John Vesey or Veysey (1462?–1554) was an English bishop.

Life[edit]

Vesey was born John Harman, probably about 1462, the son of a yeoman farmer, in a farmhouse now known as Moor Hall Farm, Sutton Coldfield. He received his education at Magdalen College, Oxford, where he gained a doctorate in Canon and Civil Law, and after ordination was appointed Rector of St Mary's, Chester. He set up Bishop Vesey's Grammar School for boys in Sutton Coldfield in 1527, which today continues to bear his name.

He became a friend of Thomas Wolsey, also educated at Magdalen. Until 1508 he served as Archdeacon of Barnstaple. In 1509, Wolsey became a Canon of Windsor and Chaplain to Henry VIII of England, and Vesey was appointed a Canon of Exeter. Vesey was promoted Bishop of Exeter in 1519 and the King awarded him the temporalities of the see, worth about £1,500 a year. The town of his birth would benefit greatly from his wealth. In 1527 he obtained permission to enclose a large plot of land close to his birthplace and built a grand house, (as of 2013 the site of Moor Hall Hotel) where he occasionally lived, in great style.

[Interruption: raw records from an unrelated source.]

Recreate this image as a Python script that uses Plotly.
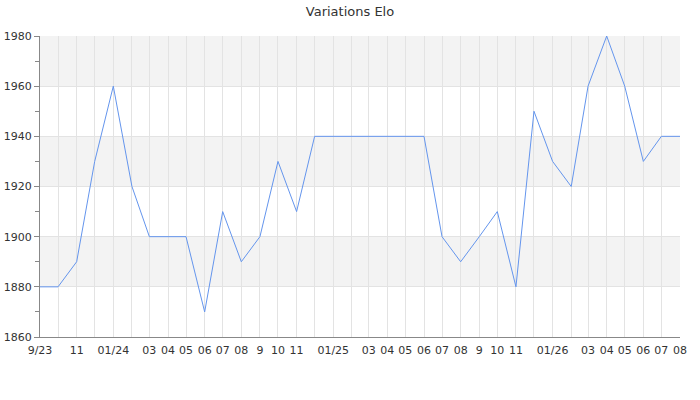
import pandas as pd
import plotly.graph_objects as go

# one point per month, 09/2023 .. 08/2026
months = pd.date_range("2023-09-01", periods=36, freq="MS")

elo = [1880, 1880, 1890, 1930, 1960, 1920, 1900, 1900, 1900, 1870, 1910, 1890,
       1900, 1930, 1910, 1940, 1940, 1940, 1940, 1940, 1940, 1940, 1900, 1890,
       1900, 1910, 1880, 1950, 1930, 1920, 1960, 1980, 1960, 1930, 1940, 1940]

tick_labels = ["9/23", "", "11", "", "01/24", "", "03", "04", "05", "06", "07", "08",
               "9", "10", "11", "", "01/25", "", "03", "04", "05", "06", "07", "08",
               "9", "10", "11", "", "01/26", "", "03", "04", "05", "06", "07", "08"]

bands = [(1880, 1900), (1920, 1940), (1960, 1980)]

fig = go.Figure()
fig.add_trace(go.Scatter(x=months, y=elo, mode="lines",
                         line=dict(color="#6495ED", width=1), hoverinfo="x+y"))

for lo, hi in bands:
    fig.add_shape(type="rect", xref="paper", yref="y", x0=0, x1=1, y0=lo, y1=hi,
                  fillcolor="#f3f3f3", line_width=0, layer="below")

fig.update_layout(
    width=700, height=400,
    title=dict(text="Variations Elo", x=0.5, xanchor="center", y=0.971, yanchor="middle",
               font=dict(size=13, color="#333"), automargin=False),
    font=dict(family="DejaVu Sans", size=11, color="#333"),
    paper_bgcolor="white", plot_bgcolor="white",
    margin=dict(l=40, r=20, t=36, b=63),
    showlegend=False,
)
fig.update_xaxes(
    range=[months[0], months[-1]],
    tickvals=months, ticktext=tick_labels, tickangle=0,
    showgrid=True, gridcolor="#e3e3e3", gridwidth=1,
    showline=True, linecolor="#888", linewidth=1,
    ticks="", ticklabelstandoff=3, zeroline=False, automargin=False,
)
fig.update_yaxes(
    range=[1860, 1980], dtick=20, tick0=1860,
    showgrid=True, gridcolor="#e3e3e3", gridwidth=1,
    showline=True, linecolor="#888", linewidth=1,
    ticks="outside", ticklen=5, tickcolor="#888",
    minor=dict(dtick=10, ticks="outside", ticklen=4, tickcolor="#888", showgrid=False),
    zeroline=False, automargin=False,
)

# drop the default 8px page margin so the figure sits at the window corner
fig.write_html("out.html", config={"displayModeBar": False},
               post_script="document.body.style.margin = '0';")
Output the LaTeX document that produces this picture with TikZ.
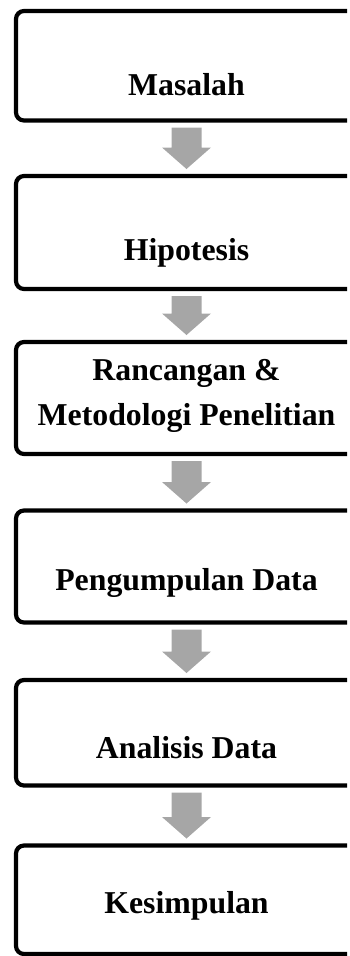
\documentclass[tikz,border=0pt]{standalone}
\usepackage{fontspec}
\setmainfont{Liberation Serif}
\usetikzlibrary{calc}
\definecolor{arrowgray}{HTML}{A6A6A6}

\begin{document}
\begin{tikzpicture}[x=1pt,y=1pt,
  box/.style={draw, line width=4.2pt, rounded corners=8pt, minimum width=360pt,
    outer sep=0pt, inner sep=0pt},
  lbl/.style={font=\fontsize{31.8}{45}\selectfont\bfseries, align=center, inner sep=0pt}]

\useasboundingbox (0,0) rectangle (350,-956);
\clip (0,0) rectangle (347,-956);

% --- Boxes ---
\foreach \name/\top/\bot in {b1/11/120.5,b2/176/289,b3/342/454,b4/510.5/622.5,b5/680/785.5,b6/845.5/954}
  \node[box, minimum height={\bot-\top}] (\name) at (196,{-(\top+\bot)/2}) {};

% --- Labels ---
\node[lbl, anchor=base] (t1) at (186.5,-95) {Masalah};
\node[lbl, anchor=base] (t2) at (186.5,-260) {Hipotesis};
\node[lbl, anchor=base] (t3) at (186.5,-425) {Rancangan \&\\Metodologi Penelitian};
\node[lbl, anchor=base] (t4) at (186.5,-590) {Pengumpulan Data};
\node[lbl, anchor=base] (t5) at (186.5,-758) {Analisis Data};
\node[lbl, anchor=base] (t6) at (186.5,-913) {Kesimpulan};

% --- Arrows ---
\foreach \a/\b in {b1/b2,b2/b3,b3/b4,b4/b5,b5/b6}
  \fill[arrowgray] ($(\a.south)+(-24.5,-7)$) -- ($(\a.south)+(5.5,-7)$)
    -- ($(\b.north)+(5.5,28.5)$) -- ($(\b.north)+(15,28.5)$)
    -- ($(\b.north)+(-9.5,7)$)
    -- ($(\b.north)+(-34,28.5)$) -- ($(\b.north)+(-24.5,28.5)$) -- cycle;

\end{tikzpicture}
\end{document}
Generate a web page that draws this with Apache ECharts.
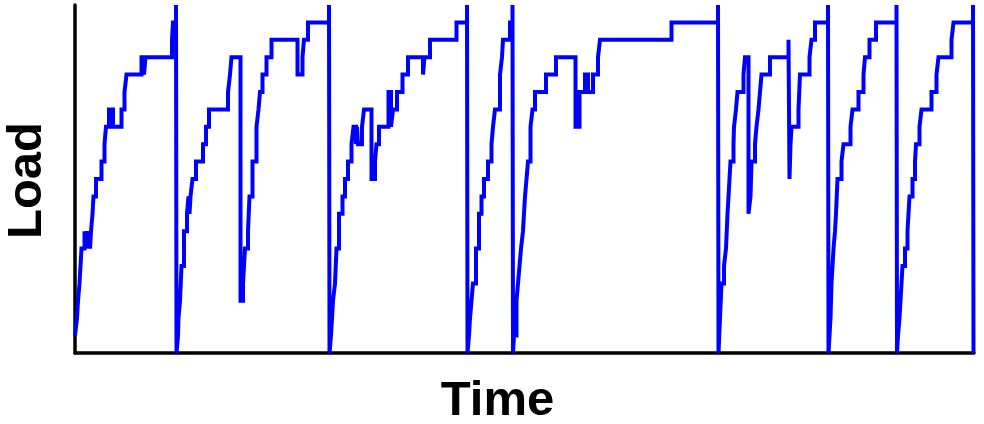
<!DOCTYPE html>
<html>
<head>
<meta charset="utf-8">
<script src="https://cdn.jsdelivr.net/npm/echarts@6/dist/echarts.min.js"></script>
<style>
html,body{margin:0;padding:0;background:#fff;}
#c{width:984px;height:424px;}
</style>
</head>
<body>
<div id="c"></div>
<script>
// Time (arbitrary units) at which the load changes, and the load level from that time on
const time = [
  0,2,3,4.5,5.5,6.5,9.5,11,12,13,14,15,16,17.5,18.5,21,26.5,29.5,31,34,38,46.5,49.5,51.5,66.5,69,70.5,97,98,101,
  101.5,103,103.5,105,106.5,109,112,113.5,114.5,115.5,117.5,121,128,131,134,153,155,156.5,165.5,168,170,173,174.5,177.5,181.5,183.5,185,187.5,191.5,196.5,222.5,227.5,229,233,254,
  254.5,256,258,260,261.5,264,267.5,270,273,276.5,278.5,281,282,283,287,289,296.5,300,301.5,304,313.5,316,318,322,327.5,333,348,349.5,355,381.5,392,
  392.5,394,395,396.5,398,401,404,406.5,409,413,416.5,418,420,425,427,428,435,437.5,
  438,439,441.5,443,444.5,446,448,450,451.5,453,455.5,457.5,460,471,481,500.5,504.5,510,513,518,523,525,596.5,643,
  643.5,645,646.5,649,651,652.5,653.5,655.5,658.5,659,661,662.5,668.5,670,673.5,675.5,676.5,680,681.5,683.5,685,686.5,695,713.5,714.5,715.5,716.5,723.5,725,734.5,736.5,740,753,
  753.5,754.5,755.5,756.5,758.5,760,761,762.5,766.5,768.5,775.5,777.5,783.5,788.5,790,794.5,801,821.5,
  822,823,824.5,825.5,827.5,830,832.5,834.5,837.5,840,841,844.5,846.5,856.5,861.5,863.5,876.5,878.5,898,898.5
];
const load = [
  1,2,3,4,5,6,7,6,7,6,7,6,7,8,9,10,11,12,13,14,13,14,15,16,17,16,17,18,19,20,
  0,1,2,3,5,7,8,9,8,9,10,11,12,13,14,15,16,17,3,4,6,7,9,11,13,14,15,16,17,18,16,17,18,19,20,
  0,1,3,4,6,8,9,10,11,12,13,12,13,12,13,14,10,11,12,13,15,13,14,15,16,17,16,17,18,19,20,
  0,1,2,3,4,6,8,9,10,11,12,13,14,16,17,18,19,20,
  0,1,3,4,5,6,7,9,10,11,13,14,15,16,17,13,15,16,15,16,17,18,19,20,
  0,2,4,5,6,8,9,11,12,13,14,15,16,17,8,9,11,12,13,14,15,16,17,18,10,12,13,14,16,17,18,19,20,
  0,1,2,4,6,7,8,10,11,12,13,14,15,16,17,18,19,20,
  0,1,2,3,5,6,7,9,10,11,12,13,14,15,16,17,18,19,20,0
];
const xName = 'Time';
const yName = 'Load';

const points = time.map((t, i) => [t, load[i]]);
const titleFont = 'bold 49px "Liberation Sans", Arial, sans-serif';

const chart = echarts.init(document.getElementById('c'), null, {renderer: 'canvas'});
chart.setOption({
  animation: false,
  backgroundColor: '#ffffff',
  grid: {left: 75, right: 10, top: 5, bottom: 71, containLabel: false, outerBoundsMode: 'none'},
  xAxis: {
    type: 'value', min: 0, max: 899,
    axisLine: {show: true, onZero: false, lineStyle: {color: '#000', width: 3.5}},
    axisTick: {show: false}, axisLabel: {show: false}, splitLine: {show: false}
  },
  yAxis: {
    type: 'value', min: 0, max: 20,
    axisLine: {show: true, onZero: false, lineStyle: {color: '#000', width: 3.5}},
    axisTick: {show: false}, axisLabel: {show: false}, splitLine: {show: false}
  },
  graphic: [
    {type: 'text', x: 497.5, y: 401.5, style: {text: xName, font: titleFont, fill: '#000', align: 'center', verticalAlign: 'middle'}},
    {type: 'text', x: 27.5, y: 180.5, rotation: Math.PI / 2, style: {text: yName, font: titleFont, fill: '#000', align: 'center', verticalAlign: 'middle'}}
  ],
  series: [{
    type: 'line',
    step: 'end',
    data: points,
    showSymbol: false,
    clip: false,
    lineStyle: {color: '#0000ff', width: 4, join: 'miter'},
    z: 3
  }]
});
</script>
</body>
</html>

The township of Sutton Coldfield had fallen on hard times and he took it on himself to restore the fortunes of the town and its inhabitants. He prevailed upon the King to grant a Royal Charter of incorporation for Sutton in 1528; this entrusted the government of the town to a warden and to 24 local inhabitants known together as the Warden and Society of the Royal Town of Sutton Coldfield.

He is credited[by whom?] with rebuilding the aisles of the church, reviving the markets and building a marketplace, paving the town, building two stone bridges, founding and endowing a Free Grammar School, Bishop Vesey's Grammar School, and building 51 stone houses.

Vesey survived the fall of Wolsey in 1529 and prospered reasonably under Thomas Cromwell until 1551, where his opposition to Protestant reform caught up with him. He was deprived[by whom?] of his see, and its temporalities, in exchange for a pension of £485 a year. He was restored to the see of Exeter when Queen Mary came to the throne in 1553. He died in 1554 and was buried in Holy Trinity Church on Trinity Hill, Sutton Coldfield, which the school visits annually in a ceremony.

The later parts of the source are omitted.